Being real and careful is more important than being clever or quick. It’s not hard to stand out as exceptional, but sometimes, it can be easy not to. Why not commit this week to ensuring what you say is consistent with what you do?

Do you have stories of big wins or fails with marketing tactics gone right or wrong? Please share in the comments below. Also, big thanks to anyone who chooses to click on the easy links to the left of this post to broadcast this blog to their friends and business associates.



11 Responses to Marketing strategy fail – show, don’t tell is an important rule to remember
  1. Eleanor
    January 26, 2013 | 8:43 am

    I am guilty of not catching my typos. I also notice sometimes that my guests who comment on my blog posts sometimes make typos. I fix them for them before I hit publish. I usually find my typos or someone for the most part will tell me in a kind way. Which I welcome. But when I get those grammar snobs.. then it’s another story.

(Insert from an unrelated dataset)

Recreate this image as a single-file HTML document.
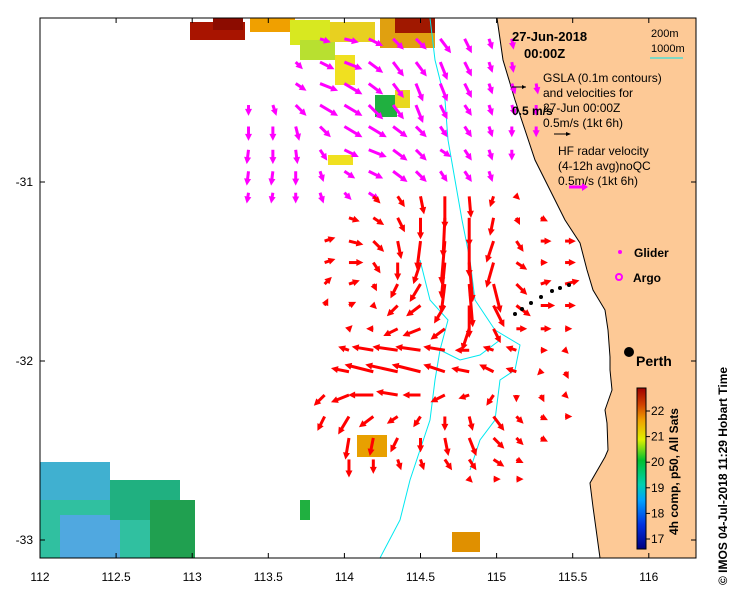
<!DOCTYPE html>
<html><head><meta charset="utf-8"><style>
body{margin:0;background:#fff;font-family:"Liberation Sans",sans-serif}
svg text{font-family:"Liberation Sans",sans-serif}
</style></head><body>
<svg id="c" width="739" height="592" xmlns="http://www.w3.org/2000/svg">
<rect width="739" height="592" fill="#fff"/>
<g id="sst">
<rect x="190" y="22" width="55" height="18" fill="#a81400"/>
<rect x="213" y="18" width="30" height="12" fill="#8c0c00"/>
<rect x="250" y="18" width="45" height="14" fill="#f0a000"/>
<rect x="290" y="20" width="40" height="25" fill="#d8e820"/>
<rect x="300" y="40" width="35" height="20" fill="#b8e030"/>
<rect x="330" y="22" width="45" height="20" fill="#e8d020"/>
<rect x="380" y="18" width="55" height="30" fill="#e0a010"/>
<rect x="395" y="18" width="40" height="15" fill="#a01800"/>
<rect x="335" y="55" width="20" height="30" fill="#f0e020"/>
<rect x="375" y="95" width="22" height="22" fill="#20b040"/>
<rect x="395" y="90" width="15" height="18" fill="#e8d820"/>
<rect x="328" y="155" width="25" height="10" fill="#f0e020"/>
<rect x="357" y="435" width="30" height="22" fill="#e8a000"/>
<rect x="452" y="532" width="28" height="20" fill="#e09000"/>
<rect x="40" y="462" width="70" height="40" fill="#40b0d0"/>
<rect x="40" y="500" width="120" height="58" fill="#30c0a0"/>
<rect x="60" y="515" width="60" height="43" fill="#50a8e0"/>
<rect x="110" y="480" width="70" height="40" fill="#20b080"/>
<rect x="150" y="500" width="45" height="58" fill="#20a050"/>
<rect x="300" y="500" width="10" height="20" fill="#20b040"/>
</g>
<path d="M497,18 L503,60 L515,100 L525,130 L535,160 L550,190 L565,220 L580,243 L587,270 L593,290 L605,310 L608,330 L610,357 L610,370 L612,390 L605,410 L607,423 L608,450 L605,457 L590,483 L593,507 L600,558 L696,558 L696,18 Z" fill="#fdc996" stroke="#000" stroke-width="1"/>
<g fill="none" stroke="#00e8f0" stroke-width="1">
<path d="M430,18 L435,60 L445,100 L448,140 L455,180 L462,220 L470,260 L475,300 L495,330 L520,345 L515,370 L500,380 L495,420 L480,440 L470,470"/>
<path d="M420,260 L430,300 L448,320 L440,350 L435,380 L430,420 L420,450 L410,480 L400,520 L380,558"/>
<path d="M440,350 L460,360 L480,355 L500,340"/>
</g>
<g id="arrows"></g>
<g fill="#000">
<circle cx="515" cy="314" r="2"/><circle cx="522" cy="309" r="2"/><circle cx="531" cy="303" r="2"/><circle cx="541" cy="297" r="2"/><circle cx="552" cy="291" r="2"/><circle cx="560" cy="288" r="2"/><circle cx="569" cy="285" r="2"/>
</g>
<rect x="40" y="18" width="656" height="540" fill="none" stroke="#000"/>
<g id="axes"></g>
<g font-weight="bold" font-size="13"><text x="512" y="41">27-Jun-2018</text><text x="524" y="58">00:00Z</text></g>
<g font-size="11"><text x="651" y="37">200m</text><text x="651" y="52">1000m</text><line x1="650" y1="58" x2="683" y2="58" stroke="#00e8f0"/></g>
<g font-size="12">
<text x="543" y="82">GSLA (0.1m contours)</text><text x="543" y="97">and velocities for</text><text x="543" y="112">27-Jun 00:00Z</text><text x="543" y="127">0.5m/s (1kt 6h)</text>
<line x1="512" y1="87" x2="526" y2="87" stroke="#000"/><path d="M526,87 l-4,-2 v4z"/>
<line x1="554" y1="134" x2="570" y2="134" stroke="#000"/><path d="M571,134 l-5,-2 v4z"/>
<text x="512" y="115" font-weight="bold" font-size="12">0.5 m/s</text>
<text x="558" y="155">HF radar velocity</text><text x="558" y="170">(4-12h avg)noQC</text><text x="558" y="185">0.5m/s (1kt 6h)</text>
<line x1="569" y1="187" x2="583" y2="187" stroke="#ff00ff" stroke-width="3"/><path d="M588,187 l-6,-4 v8z" fill="#ff00ff"/>
</g>
<g font-size="12" font-weight="bold">
<circle cx="620" cy="252" r="2" fill="#ff00ff"/><text x="634" y="257">Glider</text>
<circle cx="619" cy="277" r="3" fill="none" stroke="#ff00ff" stroke-width="2"/><text x="633" y="282">Argo</text>
</g>
<g><circle cx="629" cy="352" r="5" fill="#000"/><text x="636" y="366" font-size="14" font-weight="bold">Perth</text></g>
<defs><linearGradient id="cb" x1="0" y1="1" x2="0" y2="0">
<stop offset="0" stop-color="#000080"/><stop offset="0.15" stop-color="#0030e0"/><stop offset="0.3" stop-color="#00a0ff"/><stop offset="0.4" stop-color="#00d0b0"/><stop offset="0.55" stop-color="#00c030"/><stop offset="0.68" stop-color="#e0f000"/><stop offset="0.8" stop-color="#f0a000"/><stop offset="0.9" stop-color="#d04000"/><stop offset="1" stop-color="#a00000"/></linearGradient></defs>
<g>
<rect x="637" y="388" width="9" height="161" fill="url(#cb)" stroke="#000"/>
<g id="cbticks" font-size="12"></g>
<text transform="translate(678,535) rotate(-90)" font-size="12" font-weight="bold">4h comp, p50, All Sats</text>
</g>
<text transform="translate(727,585) rotate(-90)" font-size="12" font-weight="bold">© IMOS 04-Jul-2018 11:29 Hobart Time</text>
</svg>
<script>
const xTicks=[112,112.5,113,113.5,114,114.5,115,115.5,116];
const xTickLabels=["112","112.5","113","113.5","114","114.5","115","115.5","116"];
const yTicks=[-31,-32,-33];
const yTickLabels=["-31","-32","-33"];
const cbTicks=[17,18,19,20,21,22];
const redLon=[113.87,114.03,114.19,114.35,114.5,114.66,114.82,114.98,115.13,115.29,115.45,115.61];
const redLat=[-31.08,-31.2,-31.33,-31.45,-31.57,-31.69,-31.82,-31.94,-32.06,-32.19,-32.31,-32.43,-32.55,-32.66];
const redU=[
[null,null,.2,.2,.1,0,.05,-.1,.1,null,null,null],
[null,.3,.3,.2,0,-.05,0,-.1,.1,.2,null,null],
[.3,.4,.3,.1,-.1,-.1,0,-.2,.2,.3,.3,null],
[.3,.4,.2,0,-.2,-.1,.1,-.2,.3,.2,.3,null],
[.2,.3,.1,-.2,-.3,-.1,.1,.2,.3,.3,.4,null],
[.1,.2,.1,-.3,-.4,-.3,0,.3,.4,.4,.3,null],
[null,.1,-.2,-.4,-.5,-.4,-.2,.2,.3,.3,.2,null],
[null,-.3,-.6,-.7,-.7,-.6,-.4,-.3,-.3,.2,.1,null],
[null,-.5,-.8,-.9,-.8,-.6,-.5,-.4,-.3,-.1,.1,null],
[-.3,-.5,-.7,-.6,-.5,-.4,-.3,-.2,0,.1,.1,null],
[-.2,-.3,-.4,-.3,-.2,0,.1,.3,.2,.2,.2,null],
[null,-.1,-.1,-.2,0,.1,.2,.3,.2,.2,null,null],
[null,0,0,.1,.1,.2,.2,.3,.2,null,null,null],
[null,null,null,null,null,null,.1,.2,.2,null,null,null]];
const redV=[
[null,null,-.2,-.3,-.5,-.9,-.6,-.3,-.1,null,null,null],
[null,-.1,-.2,-.4,-.6,-1.1,-.8,-.5,-.2,-.1,null,null],
[.1,-.1,-.3,-.5,-.8,-1.2,-1,-.6,-.3,0,0,null],
[.1,0,-.3,-.5,-.6,-1,-1.1,-.7,-.2,0,0,null],
[.2,.1,-.2,-.4,-.5,-.8,-1.2,-.8,-.3,.1,.1,null],
[.2,.1,-.1,-.3,-.3,-.5,-.9,-.6,-.3,0,0,null],
[null,.1,0,-.2,-.2,-.3,-.6,-.4,0,0,0,null],
[null,.1,.1,.1,.1,.1,0,.1,.1,0,-.1,null],
[null,.1,.2,.2,.2,.2,.1,.2,.1,-.1,-.2,null],
[-.3,-.2,0,.1,0,-.2,-.1,-.3,-.2,-.2,-.1,null],
[-.4,-.5,-.3,-.2,-.3,-.4,-.4,-.4,-.2,-.1,0,null],
[null,-.6,-.5,-.4,-.4,-.5,-.5,-.3,-.2,-.1,null,null],
[null,-.5,-.4,-.3,-.3,-.3,-.3,-.2,-.1,null,null,null],
[null,null,null,null,null,null,-.1,0,0,null,null,null]];
const magLon=[113.37,113.53,113.68,113.84,114,114.16,114.32,114.47,114.63,114.79,114.95,115.1,115.26];
const magLat=[-30.2,-30.33,-30.45,-30.57,-30.69,-30.82,-30.94,-31.06];
const magU=[
[null,null,null,.3,.4,.4,.3,.3,.3,.2,.1,.05,null],
[null,null,.2,.4,.5,.4,.3,.3,.2,.2,.1,.05,null],
[null,null,.3,.5,.5,.4,.3,.2,.2,.2,.1,.1,.05],
[0,.1,.3,.5,.5,.4,.3,.2,.2,.2,.1,.1,0],
[0,0,.1,.3,.5,.5,.4,.3,.2,.2,.1,0,0],
[-.05,0,.05,.2,.4,.5,.4,.3,.3,.2,.1,0,null],
[-.05,-.05,0,.1,.3,.4,.4,.3,.2,.2,.1,null,null],
[-.05,-.05,0,.1,.2,.3,null,null,null,null,null,null,null]];
const magV=[
[null,null,null,-.1,-.1,-.2,-.3,-.3,-.4,-.4,-.3,-.3,null],
[null,null,-.2,-.2,-.2,-.3,-.4,-.4,-.5,-.4,-.3,-.3,null],
[null,null,-.2,-.2,-.3,-.3,-.4,-.5,-.5,-.4,-.3,-.3,-.3],
[-.3,-.3,-.3,-.3,-.3,-.4,-.4,-.5,-.4,-.3,-.3,-.3,-.3],
[-.4,-.4,-.4,-.3,-.3,-.3,-.3,-.3,-.3,-.3,-.3,-.3,-.3],
[-.4,-.4,-.4,-.3,-.2,-.2,-.3,-.3,-.2,-.3,-.3,-.3,null],
[-.4,-.4,-.4,-.3,-.2,-.2,-.3,-.3,-.3,-.3,-.3,null,null],
[-.3,-.3,-.3,-.3,-.2,-.2,null,null,null,null,null,null,null]];
const NS='http://www.w3.org/2000/svg';
const X=lon=>40+(lon-112)*152.2;
const Y=lat=>182+(-31-lat)*179;
const CB=t=>411+(22-t)*25.6;
const SC=36;
function mk(tag,attrs,parent){const e=document.createElementNS(NS,tag);for(const k in attrs)e.setAttribute(k,attrs[k]);parent.appendChild(e);return e;}
const ax=document.getElementById('axes');
xTicks.forEach((t,i)=>{
 const x=X(t);
 const tk=mk('path',{d:`M${x},558 v-5 M${x},18 v5`,stroke:'#000'},ax);
 
 
 const tx=mk('text',{x:x,y:581,'text-anchor':'middle','font-size':12},ax);
 tx.textContent=xTickLabels[i];
 
 
});
yTicks.forEach((t,i)=>{
 const y=Y(t);
 const tk=mk('path',{d:`M40,${y} h5 M696,${y} h-5`,stroke:'#000'},ax);
 
 
 const tx=mk('text',{x:33,y:y+4,'text-anchor':'end','font-size':12},ax);
 tx.textContent=yTickLabels[i];
 
 
});
const cbg=document.getElementById('cbticks');
cbTicks.forEach(t=>{
 const y=CB(t);
 mk('line',{x1:646,x2:650,y1:y,y2:y,stroke:'#000'},cbg);
 const tx=mk('text',{x:651,y:y+4},cbg);
 tx.textContent=t;
 
 
});
const ag=document.getElementById('arrows');
function arrow(x,y,u,v,col,w){
 const dx=u*SC,dy=-v*SC,L=Math.hypot(dx,dy);if(L<1)return;
 const ux=dx/L,uy=dy/L,x2=x+dx,y2=y+dy;
 const g=mk('g',{},ag);
 mk('line',{x1:x,y1:y,x2:x2-ux*4,y2:y2-uy*4,stroke:col,'stroke-width':w},g);
 mk('path',{d:`M${x2},${y2} L${x2-ux*7-uy*3.5},${y2-uy*7+ux*3.5} L${x2-ux*7+uy*3.5},${y2-uy*7-ux*3.5}Z`,fill:col},g);
 return g;
}
magLat.forEach((la,r)=>magLon.forEach((lo,c)=>{
 if(magU[r][c]==null)return;
 const g=arrow(X(lo),Y(la),magU[r][c],magV[r][c],'#ff00ff',3);
 if(g){
 }
}));
redLat.forEach((la,r)=>redLon.forEach((lo,c)=>{
 if(redU[r][c]==null)return;
 const g=arrow(X(lo),Y(la),redU[r][c],redV[r][c],'#ff0000',3);
 if(g){
 }
}));
</script>
</body></html>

    But I agree with you that Writer’s Digest should of been a little more aware..

    • Nanette Levin
      January 28, 2013 | 5:11 pm

      Me too, Eleanor. Never thought of fixing typos for guests. Guess my years as a journalist still have me hesitating to alter the text (or words) of someone else. That’s a kind thing for you to do. Agreed on the grammar snobs, but when you’re pitching a proof reading product, it’s important to proof. Of course, this post wasn’t specifically about clean copy – more a cautionary note on ensuring what you’re doing reflects what you’re saying.

  2. Jan
    January 26, 2013 | 4:13 pm

    That’s a classic! I’m terrible at catching typos – especially in comments when I’ll type straight in and hit reply without over thinking.
    But on a promotional piece offering a service like that? The irony…

    • Nanette Levin
      January 28, 2013 | 5:13 pm

      I hear you, Jan – guilty here too. Right – that was the point – typos are a bigger issue when you’re promoting a professional service claiming to help writers get past gatekeepers. Submitting a query letter with these type of errors wouldn’t work very well :-).